* WORK REQUIRED
Exact reproduction of the data is required, with images excluded.

* DATA LINES
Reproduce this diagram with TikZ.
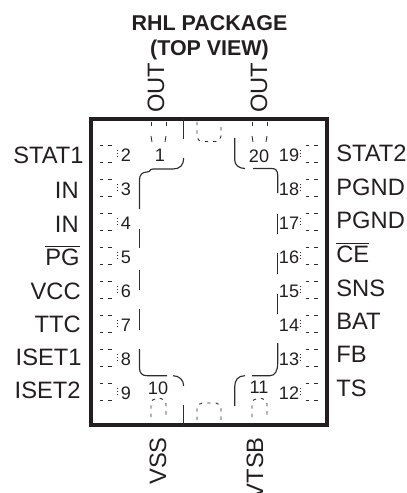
\documentclass[tikz,border=0pt]{standalone}
\usepackage{fontspec}
\setmainfont{Liberation Sans}
\usetikzlibrary{positioning}
\definecolor{pkgblack}{RGB}{35,31,32}
\definecolor{padgrey}{RGB}{45,45,45}
\newcommand{\barlabel}[1]{$\overline{\mbox{#1}}$}

\begin{document}
\begin{tikzpicture}[
    x=0.02cm,y=-0.02cm,
    pinname/.style={draw=none,inner sep=0pt,text=pkgblack,font=\fontsize{13.5}{15}\selectfont},
    pinnum/.style={draw=none,inner sep=0pt,text=pkgblack,font=\fontsize{10.3}{12}\selectfont},
    padline/.style={draw=padgrey,line width=0.5pt,dash pattern=on 1.9pt off 2.8pt},
    padside/.style={draw=padgrey,line width=0.5pt,dash pattern=on 0.7pt off 1.1pt},
    padsolid/.style={draw=padgrey,line width=0.5pt},
    outline/.style={draw=padgrey,line width=0.65pt},
]
\useasboundingbox (0,0) rectangle (406,493);

% Title
\node[draw=none,inner sep=0pt,align=center,text=pkgblack,font=\fontsize{12.2}{14.2}\selectfont\bfseries] (title) at (209.5,37.5) {RHL PACKAGE\\(TOP VIEW)};

% Package body
\draw[draw=pkgblack,line width=2.2pt] (91,119) rectangle (327,425);

% Left pins
\foreach \n/\lbl/\base/\edge in {2/STAT1/164/84,3/IN/198/79,4/IN/232/79,5/{\barlabel{PG}}/265/80,6/VCC/299/81,7/TTC/332/81,8/ISET1/365/82,9/ISET2/398/81}{
  \pgfmathsetmacro{\py}{153.5+34*(\n-2)}
  \node[pinname,anchor=base east] (name\n) at (\edge,\base) {\lbl};
  \node[pinnum] (num\n) at (126,\py+1.5) {\n};
  \draw[padline] (100,\py-8.5) -- (112,\py-8.5);
  \draw[padline] (100,\py+8.5) -- (112,\py+8.5);
  \draw[padside] (117,\py-3.5) -- (117,\py+3.5);
}

% Right pins
\foreach \n/\lbl/\base/\row in {19/STAT2/162/0,18/PGND/195/1,17/PGND/228/2,16/{\barlabel{CE}}/262/3,15/SNS/296/4,14/BAT/329/5,13/FB/362/6,12/TS/396/7}{
  \pgfmathsetmacro{\py}{153.5+34*\row}
  \node[pinname,anchor=base west] (name\n) at (336,\base) {\lbl};
  \node[pinnum] (num\n) at (289,\py+2) {\n};
  \draw[padline] (306,\py-8.5) -- (319,\py-8.5);
  \draw[padline] (306,\py+8.5) -- (319,\py+8.5);
  \draw[padside] (300,\py-3.5) -- (300,\py+3.5);
}

% Top and bottom pin names
\node[pinname,rotate=90,anchor=west] (out1) at (156,113) {OUT};
\node[pinname,rotate=90,anchor=west] (out20) at (259,113) {OUT};
\node[pinname,rotate=90,anchor=east] (vss) at (158,437) {VSS};
\node[pinname,rotate=90,anchor=east] (vtsb) at (255,437) {VTSB};

\node[pinnum] (num1) at (160,155) {1};
\node[pinnum] (num20) at (259,156) {20};
\node[pinnum] (num10) at (158,388) {10};
\node[pinnum] (num11) at (259,387) {11};

% Top pads
\foreach \xa/\xb in {151/166,252/267}{
  \draw[padsolid] (\xa,122) -- (\xa,126);
  \draw[padsolid] (\xb,122) -- (\xb,126);
  \draw[padsolid] (\xa,136) -- (\xa+1,142);
  \draw[padsolid] (\xb,136) -- (\xb-1,142);
}
\draw[padline,rounded corners=3pt] (197,122) -- (197,141.5) -- (221,141.5) -- (221,122);

% Bottom pads
\foreach \xa/\xb in {151/166,252/267}{
  \draw[padline,rounded corners=3pt] (\xa,417) -- (\xa,398.5) -- (\xb,398.5) -- (\xb,417);
}
\draw[padline,rounded corners=3pt] (197,420) -- (197,403) -- (221,403) -- (221,420);

% Thermal pad outline
\draw[outline] (183.7,119) -- (183.7,139);
\draw[outline] (183.7,158) .. controls (183.7,165) and (180,169) .. (173,169) -- (153,169) .. controls (149,169) and (151,172) .. (147,172) .. controls (142,172) and (139.5,175) .. (139.5,180) -- (139.5,209);
\draw[outline] (139.5,229) -- (139.5,248);
\draw[outline] (139.5,270) -- (139.5,290);
\draw[outline] (139.5,309) -- (139.5,330);
\draw[outline] (139.5,349) -- (139.5,368) .. controls (139.5,373) and (142,375.7) .. (147,375.7) -- (167,375.7);
\draw[outline] (173,375.7) .. controls (179,375.7) and (183.7,380) .. (183.7,386);
\draw[outline] (183.7,405) -- (183.7,425);
\draw[outline] (234.7,138) -- (234.7,160) .. controls (234.7,165) and (239,168.5) .. (245,168.5);
\draw[outline] (253,168.5) -- (272,168.5) .. controls (276,168.5) and (277.7,171) .. (277.7,175) -- (277.7,193);
\draw[outline] (277.7,214) -- (277.7,234);
\draw[outline] (277.7,253) -- (277.7,274);
\draw[outline] (277.7,294) -- (277.7,314);
\draw[outline] (277.7,343) -- (277.7,363) .. controls (277.7,371) and (275,375.7) .. (270,375.7) -- (252,375.7);
\draw[outline] (245,375.7) .. controls (238,375.7) and (234.7,380) .. (234.7,387) -- (234.7,406);

\end{tikzpicture}
\end{document}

* SOLUTION FOR THIS PROBLEM
Reproduce this diagram with TikZ.
\documentclass[tikz,border=0pt]{standalone}
\usepackage{fontspec}
\setmainfont{Liberation Sans}
\usetikzlibrary{positioning}
\definecolor{pkgblack}{RGB}{35,31,32}
\definecolor{padgrey}{RGB}{45,45,45}
\newcommand{\barlabel}[1]{$\overline{\mbox{#1}}$}

\begin{document}
\begin{tikzpicture}[
    x=0.02cm,y=-0.02cm,
    pinname/.style={draw=none,inner sep=0pt,text=pkgblack,font=\fontsize{13.5}{15}\selectfont},
    pinnum/.style={draw=none,inner sep=0pt,text=pkgblack,font=\fontsize{10.3}{12}\selectfont},
    padline/.style={draw=padgrey,line width=0.5pt,dash pattern=on 1.9pt off 2.8pt},
    padside/.style={draw=padgrey,line width=0.5pt,dash pattern=on 0.7pt off 1.1pt},
    padsolid/.style={draw=padgrey,line width=0.5pt},
    outline/.style={draw=padgrey,line width=0.65pt},
]
\useasboundingbox (0,0) rectangle (406,493);

% Title
\node[draw=none,inner sep=0pt,align=center,text=pkgblack,font=\fontsize{12.2}{14.2}\selectfont\bfseries] (title) at (209.5,37.5) {RHL PACKAGE\\(TOP VIEW)};

% Package body
\draw[draw=pkgblack,line width=2.2pt] (91,119) rectangle (327,425);

% Left pins
\foreach \n/\lbl/\base/\edge in {2/STAT1/164/84,3/IN/198/79,4/IN/232/79,5/{\barlabel{PG}}/265/80,6/VCC/299/81,7/TTC/332/81,8/ISET1/365/82,9/ISET2/398/81}{
  \pgfmathsetmacro{\py}{153.5+34*(\n-2)}
  \node[pinname,anchor=base east] (name\n) at (\edge,\base) {\lbl};
  \node[pinnum] (num\n) at (126,\py+1.5) {\n};
  \draw[padline] (100,\py-8.5) -- (112,\py-8.5);
  \draw[padline] (100,\py+8.5) -- (112,\py+8.5);
  \draw[padside] (117,\py-3.5) -- (117,\py+3.5);
}

% Right pins
\foreach \n/\lbl/\base/\row in {19/STAT2/162/0,18/PGND/195/1,17/PGND/228/2,16/{\barlabel{CE}}/262/3,15/SNS/296/4,14/BAT/329/5,13/FB/362/6,12/TS/396/7}{
  \pgfmathsetmacro{\py}{153.5+34*\row}
  \node[pinname,anchor=base west] (name\n) at (336,\base) {\lbl};
  \node[pinnum] (num\n) at (289,\py+2) {\n};
  \draw[padline] (306,\py-8.5) -- (319,\py-8.5);
  \draw[padline] (306,\py+8.5) -- (319,\py+8.5);
  \draw[padside] (300,\py-3.5) -- (300,\py+3.5);
}

% Top and bottom pin names
\node[pinname,rotate=90,anchor=west] (out1) at (156,113) {OUT};
\node[pinname,rotate=90,anchor=west] (out20) at (259,113) {OUT};
\node[pinname,rotate=90,anchor=east] (vss) at (158,437) {VSS};
\node[pinname,rotate=90,anchor=east] (vtsb) at (255,437) {VTSB};

\node[pinnum] (num1) at (160,155) {1};
\node[pinnum] (num20) at (259,156) {20};
\node[pinnum] (num10) at (158,388) {10};
\node[pinnum] (num11) at (259,387) {11};

% Top pads
\foreach \xa/\xb in {151/166,252/267}{
  \draw[padsolid] (\xa,122) -- (\xa,126);
  \draw[padsolid] (\xb,122) -- (\xb,126);
  \draw[padsolid] (\xa,136) -- (\xa+1,142);
  \draw[padsolid] (\xb,136) -- (\xb-1,142);
}
\draw[padline,rounded corners=3pt] (197,122) -- (197,141.5) -- (221,141.5) -- (221,122);

% Bottom pads
\foreach \xa/\xb in {151/166,252/267}{
  \draw[padline,rounded corners=3pt] (\xa,417) -- (\xa,398.5) -- (\xb,398.5) -- (\xb,417);
}
\draw[padline,rounded corners=3pt] (197,420) -- (197,403) -- (221,403) -- (221,420);

% Thermal pad outline
\draw[outline] (183.7,119) -- (183.7,139);
\draw[outline] (183.7,158) .. controls (183.7,165) and (180,169) .. (173,169) -- (153,169) .. controls (149,169) and (151,172) .. (147,172) .. controls (142,172) and (139.5,175) .. (139.5,180) -- (139.5,209);
\draw[outline] (139.5,229) -- (139.5,248);
\draw[outline] (139.5,270) -- (139.5,290);
\draw[outline] (139.5,309) -- (139.5,330);
\draw[outline] (139.5,349) -- (139.5,368) .. controls (139.5,373) and (142,375.7) .. (147,375.7) -- (167,375.7);
\draw[outline] (173,375.7) .. controls (179,375.7) and (183.7,380) .. (183.7,386);
\draw[outline] (183.7,405) -- (183.7,425);
\draw[outline] (234.7,138) -- (234.7,160) .. controls (234.7,165) and (239,168.5) .. (245,168.5);
\draw[outline] (253,168.5) -- (272,168.5) .. controls (276,168.5) and (277.7,171) .. (277.7,175) -- (277.7,193);
\draw[outline] (277.7,214) -- (277.7,234);
\draw[outline] (277.7,253) -- (277.7,274);
\draw[outline] (277.7,294) -- (277.7,314);
\draw[outline] (277.7,343) -- (277.7,363) .. controls (277.7,371) and (275,375.7) .. (270,375.7) -- (252,375.7);
\draw[outline] (245,375.7) .. controls (238,375.7) and (234.7,380) .. (234.7,387) -- (234.7,406);

\end{tikzpicture}
\end{document}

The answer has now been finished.